_Aim_
Return the first line, the line containing "tag_y = [1.98, -0.99, -1.98]", and every line between them, exactly as they stand.

_Provided information_
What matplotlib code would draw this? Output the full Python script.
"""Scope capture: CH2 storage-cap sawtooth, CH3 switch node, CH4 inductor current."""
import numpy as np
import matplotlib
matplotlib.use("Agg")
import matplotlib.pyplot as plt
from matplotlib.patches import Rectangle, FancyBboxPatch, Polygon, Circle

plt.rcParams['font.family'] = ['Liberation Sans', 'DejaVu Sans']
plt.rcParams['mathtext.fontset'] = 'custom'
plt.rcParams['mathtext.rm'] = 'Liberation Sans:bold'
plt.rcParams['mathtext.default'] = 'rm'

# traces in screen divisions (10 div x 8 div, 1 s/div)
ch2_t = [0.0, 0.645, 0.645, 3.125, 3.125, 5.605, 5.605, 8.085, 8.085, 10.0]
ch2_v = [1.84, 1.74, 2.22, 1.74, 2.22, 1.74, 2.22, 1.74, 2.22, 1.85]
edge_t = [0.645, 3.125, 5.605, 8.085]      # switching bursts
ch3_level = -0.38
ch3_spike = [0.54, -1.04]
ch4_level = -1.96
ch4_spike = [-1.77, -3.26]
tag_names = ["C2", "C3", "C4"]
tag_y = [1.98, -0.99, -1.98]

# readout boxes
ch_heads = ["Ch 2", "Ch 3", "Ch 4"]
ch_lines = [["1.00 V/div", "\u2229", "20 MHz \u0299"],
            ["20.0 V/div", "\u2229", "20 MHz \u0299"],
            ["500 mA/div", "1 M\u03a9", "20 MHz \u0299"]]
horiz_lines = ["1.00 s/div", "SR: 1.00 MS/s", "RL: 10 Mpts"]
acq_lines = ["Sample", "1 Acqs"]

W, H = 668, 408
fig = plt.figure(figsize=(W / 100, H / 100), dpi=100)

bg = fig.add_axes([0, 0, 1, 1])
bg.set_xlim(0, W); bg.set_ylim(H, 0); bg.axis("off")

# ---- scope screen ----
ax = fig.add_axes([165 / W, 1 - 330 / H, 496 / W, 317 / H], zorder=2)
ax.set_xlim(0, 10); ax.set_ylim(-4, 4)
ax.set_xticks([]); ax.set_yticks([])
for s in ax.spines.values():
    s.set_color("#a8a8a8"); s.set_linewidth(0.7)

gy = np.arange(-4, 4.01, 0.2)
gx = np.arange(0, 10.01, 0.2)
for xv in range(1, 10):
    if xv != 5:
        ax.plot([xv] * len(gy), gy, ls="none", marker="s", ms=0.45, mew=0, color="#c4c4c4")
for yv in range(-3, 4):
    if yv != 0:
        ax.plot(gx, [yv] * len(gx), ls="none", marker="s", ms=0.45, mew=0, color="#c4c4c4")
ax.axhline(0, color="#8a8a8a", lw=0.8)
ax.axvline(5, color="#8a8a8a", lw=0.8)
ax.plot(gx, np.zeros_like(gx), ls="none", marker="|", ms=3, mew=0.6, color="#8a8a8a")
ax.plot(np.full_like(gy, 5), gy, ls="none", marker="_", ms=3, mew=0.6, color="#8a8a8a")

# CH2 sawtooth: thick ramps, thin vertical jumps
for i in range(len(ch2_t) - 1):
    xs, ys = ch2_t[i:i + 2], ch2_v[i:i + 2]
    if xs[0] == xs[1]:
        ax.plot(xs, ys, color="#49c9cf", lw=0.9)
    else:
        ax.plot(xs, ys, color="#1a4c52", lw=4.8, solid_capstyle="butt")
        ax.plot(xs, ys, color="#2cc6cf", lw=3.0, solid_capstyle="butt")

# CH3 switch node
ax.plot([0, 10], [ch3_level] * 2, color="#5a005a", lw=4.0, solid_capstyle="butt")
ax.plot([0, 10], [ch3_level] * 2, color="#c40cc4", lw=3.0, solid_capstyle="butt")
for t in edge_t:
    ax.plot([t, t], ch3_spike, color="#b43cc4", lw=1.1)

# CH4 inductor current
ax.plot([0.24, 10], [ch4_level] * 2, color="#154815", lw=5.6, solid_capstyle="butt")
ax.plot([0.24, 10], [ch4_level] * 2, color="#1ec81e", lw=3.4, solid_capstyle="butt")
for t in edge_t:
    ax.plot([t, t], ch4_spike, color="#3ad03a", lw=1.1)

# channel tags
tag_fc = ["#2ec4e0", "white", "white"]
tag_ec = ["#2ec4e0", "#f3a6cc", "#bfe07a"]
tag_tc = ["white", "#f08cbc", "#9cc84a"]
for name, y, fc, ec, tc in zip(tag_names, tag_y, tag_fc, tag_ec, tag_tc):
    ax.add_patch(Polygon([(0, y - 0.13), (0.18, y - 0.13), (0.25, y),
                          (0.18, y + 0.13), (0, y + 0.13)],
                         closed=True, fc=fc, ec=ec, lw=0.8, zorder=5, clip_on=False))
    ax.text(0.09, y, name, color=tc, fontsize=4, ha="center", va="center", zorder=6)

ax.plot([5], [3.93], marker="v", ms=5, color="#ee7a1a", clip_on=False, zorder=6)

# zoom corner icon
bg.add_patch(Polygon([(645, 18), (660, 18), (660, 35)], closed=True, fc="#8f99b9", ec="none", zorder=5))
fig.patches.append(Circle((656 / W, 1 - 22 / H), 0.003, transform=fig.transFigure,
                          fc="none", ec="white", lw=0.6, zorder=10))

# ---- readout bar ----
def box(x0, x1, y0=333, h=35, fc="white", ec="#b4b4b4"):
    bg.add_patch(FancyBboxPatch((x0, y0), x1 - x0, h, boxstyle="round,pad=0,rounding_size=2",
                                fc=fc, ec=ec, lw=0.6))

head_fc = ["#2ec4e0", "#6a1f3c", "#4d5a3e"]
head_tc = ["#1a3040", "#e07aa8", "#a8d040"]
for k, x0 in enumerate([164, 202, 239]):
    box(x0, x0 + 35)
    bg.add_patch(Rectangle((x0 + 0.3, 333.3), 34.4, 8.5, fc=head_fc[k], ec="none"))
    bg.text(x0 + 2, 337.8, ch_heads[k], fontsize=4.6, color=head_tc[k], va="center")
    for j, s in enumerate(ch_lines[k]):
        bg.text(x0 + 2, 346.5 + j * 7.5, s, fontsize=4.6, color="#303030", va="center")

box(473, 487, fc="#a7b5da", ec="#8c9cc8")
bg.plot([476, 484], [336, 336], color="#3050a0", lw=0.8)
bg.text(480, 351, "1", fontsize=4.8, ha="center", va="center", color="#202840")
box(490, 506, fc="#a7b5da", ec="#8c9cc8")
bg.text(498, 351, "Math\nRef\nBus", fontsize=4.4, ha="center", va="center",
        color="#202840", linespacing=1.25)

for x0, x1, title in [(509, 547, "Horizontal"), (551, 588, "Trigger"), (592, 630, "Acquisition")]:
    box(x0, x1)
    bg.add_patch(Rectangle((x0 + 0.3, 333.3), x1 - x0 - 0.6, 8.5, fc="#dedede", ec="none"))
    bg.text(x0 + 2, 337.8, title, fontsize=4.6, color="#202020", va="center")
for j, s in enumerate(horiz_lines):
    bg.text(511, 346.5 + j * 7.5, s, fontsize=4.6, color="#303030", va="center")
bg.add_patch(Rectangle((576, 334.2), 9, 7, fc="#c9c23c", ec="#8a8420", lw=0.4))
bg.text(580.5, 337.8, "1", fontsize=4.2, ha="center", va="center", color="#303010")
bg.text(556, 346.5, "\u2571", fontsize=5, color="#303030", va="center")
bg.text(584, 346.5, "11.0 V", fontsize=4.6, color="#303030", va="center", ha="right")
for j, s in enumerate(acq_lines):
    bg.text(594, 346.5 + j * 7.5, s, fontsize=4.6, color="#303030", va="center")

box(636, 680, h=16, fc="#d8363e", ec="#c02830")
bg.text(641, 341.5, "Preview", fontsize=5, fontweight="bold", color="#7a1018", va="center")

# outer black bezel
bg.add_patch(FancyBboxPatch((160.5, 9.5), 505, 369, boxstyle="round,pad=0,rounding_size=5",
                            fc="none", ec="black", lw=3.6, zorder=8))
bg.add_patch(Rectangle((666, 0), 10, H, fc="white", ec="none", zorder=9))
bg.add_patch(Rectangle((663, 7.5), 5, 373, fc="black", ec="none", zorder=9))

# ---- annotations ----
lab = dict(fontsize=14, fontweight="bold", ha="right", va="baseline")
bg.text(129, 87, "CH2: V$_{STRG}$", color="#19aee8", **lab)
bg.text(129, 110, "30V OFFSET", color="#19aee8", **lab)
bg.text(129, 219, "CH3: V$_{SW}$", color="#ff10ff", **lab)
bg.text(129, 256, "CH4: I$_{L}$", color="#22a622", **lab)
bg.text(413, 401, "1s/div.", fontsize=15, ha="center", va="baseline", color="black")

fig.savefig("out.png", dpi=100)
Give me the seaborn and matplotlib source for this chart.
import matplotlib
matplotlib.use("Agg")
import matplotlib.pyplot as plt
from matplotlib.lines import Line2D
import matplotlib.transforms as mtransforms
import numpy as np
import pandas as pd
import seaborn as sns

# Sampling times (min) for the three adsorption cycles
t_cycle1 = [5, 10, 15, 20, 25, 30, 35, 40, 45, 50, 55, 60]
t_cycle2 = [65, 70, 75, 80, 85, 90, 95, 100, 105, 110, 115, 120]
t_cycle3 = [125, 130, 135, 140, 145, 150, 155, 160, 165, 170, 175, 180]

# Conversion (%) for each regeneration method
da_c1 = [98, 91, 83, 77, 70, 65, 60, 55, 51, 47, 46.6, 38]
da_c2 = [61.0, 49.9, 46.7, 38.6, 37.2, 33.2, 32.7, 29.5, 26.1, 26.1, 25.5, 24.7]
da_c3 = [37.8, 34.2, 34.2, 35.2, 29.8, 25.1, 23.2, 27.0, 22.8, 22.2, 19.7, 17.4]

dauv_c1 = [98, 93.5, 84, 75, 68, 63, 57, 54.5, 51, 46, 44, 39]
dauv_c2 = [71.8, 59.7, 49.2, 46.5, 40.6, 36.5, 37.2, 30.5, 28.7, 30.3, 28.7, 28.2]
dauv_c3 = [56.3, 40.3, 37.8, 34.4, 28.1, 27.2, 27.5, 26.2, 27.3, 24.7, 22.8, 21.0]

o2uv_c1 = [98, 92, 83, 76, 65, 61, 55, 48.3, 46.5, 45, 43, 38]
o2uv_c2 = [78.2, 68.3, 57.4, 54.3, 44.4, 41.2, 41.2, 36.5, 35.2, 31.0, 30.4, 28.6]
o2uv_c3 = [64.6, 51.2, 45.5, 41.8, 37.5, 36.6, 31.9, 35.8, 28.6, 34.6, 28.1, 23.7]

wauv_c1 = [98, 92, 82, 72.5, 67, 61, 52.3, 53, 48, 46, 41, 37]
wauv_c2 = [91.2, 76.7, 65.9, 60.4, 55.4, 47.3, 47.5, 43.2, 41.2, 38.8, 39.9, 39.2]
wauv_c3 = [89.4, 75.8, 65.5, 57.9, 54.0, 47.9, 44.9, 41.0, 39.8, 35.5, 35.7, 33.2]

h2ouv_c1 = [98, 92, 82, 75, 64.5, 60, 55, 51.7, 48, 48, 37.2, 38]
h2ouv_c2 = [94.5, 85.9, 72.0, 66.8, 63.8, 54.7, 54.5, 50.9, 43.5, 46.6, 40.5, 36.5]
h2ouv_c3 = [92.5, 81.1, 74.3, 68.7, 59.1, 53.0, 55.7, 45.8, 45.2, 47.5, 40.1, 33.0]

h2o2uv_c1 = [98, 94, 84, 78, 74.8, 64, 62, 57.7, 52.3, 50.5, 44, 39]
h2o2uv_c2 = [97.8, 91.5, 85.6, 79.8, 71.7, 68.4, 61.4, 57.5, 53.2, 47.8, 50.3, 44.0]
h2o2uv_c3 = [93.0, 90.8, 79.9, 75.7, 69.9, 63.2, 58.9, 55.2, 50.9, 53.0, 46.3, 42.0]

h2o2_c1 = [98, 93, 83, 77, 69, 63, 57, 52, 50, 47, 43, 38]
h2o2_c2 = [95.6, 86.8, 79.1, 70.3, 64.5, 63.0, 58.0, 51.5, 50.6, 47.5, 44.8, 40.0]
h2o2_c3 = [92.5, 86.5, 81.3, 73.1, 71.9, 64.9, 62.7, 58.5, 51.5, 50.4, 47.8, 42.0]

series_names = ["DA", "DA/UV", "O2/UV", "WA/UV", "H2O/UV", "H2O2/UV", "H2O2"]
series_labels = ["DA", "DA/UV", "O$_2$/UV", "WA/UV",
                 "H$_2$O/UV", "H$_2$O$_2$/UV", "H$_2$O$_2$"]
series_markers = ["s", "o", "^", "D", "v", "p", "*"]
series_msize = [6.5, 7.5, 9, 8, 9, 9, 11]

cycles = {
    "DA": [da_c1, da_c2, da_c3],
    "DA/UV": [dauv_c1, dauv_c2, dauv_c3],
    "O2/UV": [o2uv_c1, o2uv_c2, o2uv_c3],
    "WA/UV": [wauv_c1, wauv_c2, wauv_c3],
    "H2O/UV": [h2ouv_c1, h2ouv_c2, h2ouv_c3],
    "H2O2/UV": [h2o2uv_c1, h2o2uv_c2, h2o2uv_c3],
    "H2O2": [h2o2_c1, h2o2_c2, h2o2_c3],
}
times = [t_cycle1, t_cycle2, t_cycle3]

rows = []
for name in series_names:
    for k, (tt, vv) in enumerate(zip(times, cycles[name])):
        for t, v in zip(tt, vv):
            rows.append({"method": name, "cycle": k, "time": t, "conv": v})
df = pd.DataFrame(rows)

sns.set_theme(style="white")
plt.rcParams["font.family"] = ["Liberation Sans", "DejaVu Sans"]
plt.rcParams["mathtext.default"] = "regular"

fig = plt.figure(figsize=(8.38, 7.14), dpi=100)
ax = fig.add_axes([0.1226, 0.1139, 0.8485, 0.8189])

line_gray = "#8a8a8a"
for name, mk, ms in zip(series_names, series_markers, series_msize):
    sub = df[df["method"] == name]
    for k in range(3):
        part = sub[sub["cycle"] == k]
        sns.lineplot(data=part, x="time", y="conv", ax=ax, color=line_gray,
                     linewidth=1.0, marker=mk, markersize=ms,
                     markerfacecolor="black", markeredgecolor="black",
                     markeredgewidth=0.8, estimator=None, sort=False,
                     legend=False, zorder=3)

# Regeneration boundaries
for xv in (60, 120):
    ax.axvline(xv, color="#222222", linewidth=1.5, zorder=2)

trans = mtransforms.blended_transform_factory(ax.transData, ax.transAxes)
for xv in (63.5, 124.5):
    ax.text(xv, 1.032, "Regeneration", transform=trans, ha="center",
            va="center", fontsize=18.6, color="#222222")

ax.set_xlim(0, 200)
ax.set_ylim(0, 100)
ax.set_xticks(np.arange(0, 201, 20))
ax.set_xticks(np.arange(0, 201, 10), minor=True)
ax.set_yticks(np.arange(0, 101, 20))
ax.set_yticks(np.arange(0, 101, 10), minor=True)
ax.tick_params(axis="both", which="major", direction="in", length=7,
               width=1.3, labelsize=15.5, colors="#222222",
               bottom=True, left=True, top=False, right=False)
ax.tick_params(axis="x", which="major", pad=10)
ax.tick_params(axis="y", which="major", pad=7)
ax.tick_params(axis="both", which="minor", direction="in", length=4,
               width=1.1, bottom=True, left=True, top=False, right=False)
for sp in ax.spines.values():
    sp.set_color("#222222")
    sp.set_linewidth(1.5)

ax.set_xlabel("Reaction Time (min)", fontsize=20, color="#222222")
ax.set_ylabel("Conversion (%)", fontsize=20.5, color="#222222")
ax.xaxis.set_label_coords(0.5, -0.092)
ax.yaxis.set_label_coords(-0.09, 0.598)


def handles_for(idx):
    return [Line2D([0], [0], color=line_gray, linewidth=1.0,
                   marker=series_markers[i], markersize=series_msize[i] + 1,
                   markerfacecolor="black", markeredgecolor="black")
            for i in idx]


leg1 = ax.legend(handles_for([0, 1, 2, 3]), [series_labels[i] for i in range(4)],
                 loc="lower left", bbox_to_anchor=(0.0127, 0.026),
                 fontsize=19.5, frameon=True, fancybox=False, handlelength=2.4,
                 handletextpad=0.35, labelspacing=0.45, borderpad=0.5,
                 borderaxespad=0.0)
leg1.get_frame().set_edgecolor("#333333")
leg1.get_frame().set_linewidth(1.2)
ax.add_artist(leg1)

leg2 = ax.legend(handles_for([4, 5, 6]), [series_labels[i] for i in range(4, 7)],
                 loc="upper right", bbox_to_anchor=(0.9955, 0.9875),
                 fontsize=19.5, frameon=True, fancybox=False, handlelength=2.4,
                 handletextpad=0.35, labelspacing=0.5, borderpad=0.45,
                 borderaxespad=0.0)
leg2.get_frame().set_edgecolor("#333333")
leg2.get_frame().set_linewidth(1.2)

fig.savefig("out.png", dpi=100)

_Problem solution_
What matplotlib code would draw this? Output the full Python script.
"""Scope capture: CH2 storage-cap sawtooth, CH3 switch node, CH4 inductor current."""
import numpy as np
import matplotlib
matplotlib.use("Agg")
import matplotlib.pyplot as plt
from matplotlib.patches import Rectangle, FancyBboxPatch, Polygon, Circle

plt.rcParams['font.family'] = ['Liberation Sans', 'DejaVu Sans']
plt.rcParams['mathtext.fontset'] = 'custom'
plt.rcParams['mathtext.rm'] = 'Liberation Sans:bold'
plt.rcParams['mathtext.default'] = 'rm'

# traces in screen divisions (10 div x 8 div, 1 s/div)
ch2_t = [0.0, 0.645, 0.645, 3.125, 3.125, 5.605, 5.605, 8.085, 8.085, 10.0]
ch2_v = [1.84, 1.74, 2.22, 1.74, 2.22, 1.74, 2.22, 1.74, 2.22, 1.85]
edge_t = [0.645, 3.125, 5.605, 8.085]      # switching bursts
ch3_level = -0.38
ch3_spike = [0.54, -1.04]
ch4_level = -1.96
ch4_spike = [-1.77, -3.26]
tag_names = ["C2", "C3", "C4"]
tag_y = [1.98, -0.99, -1.98]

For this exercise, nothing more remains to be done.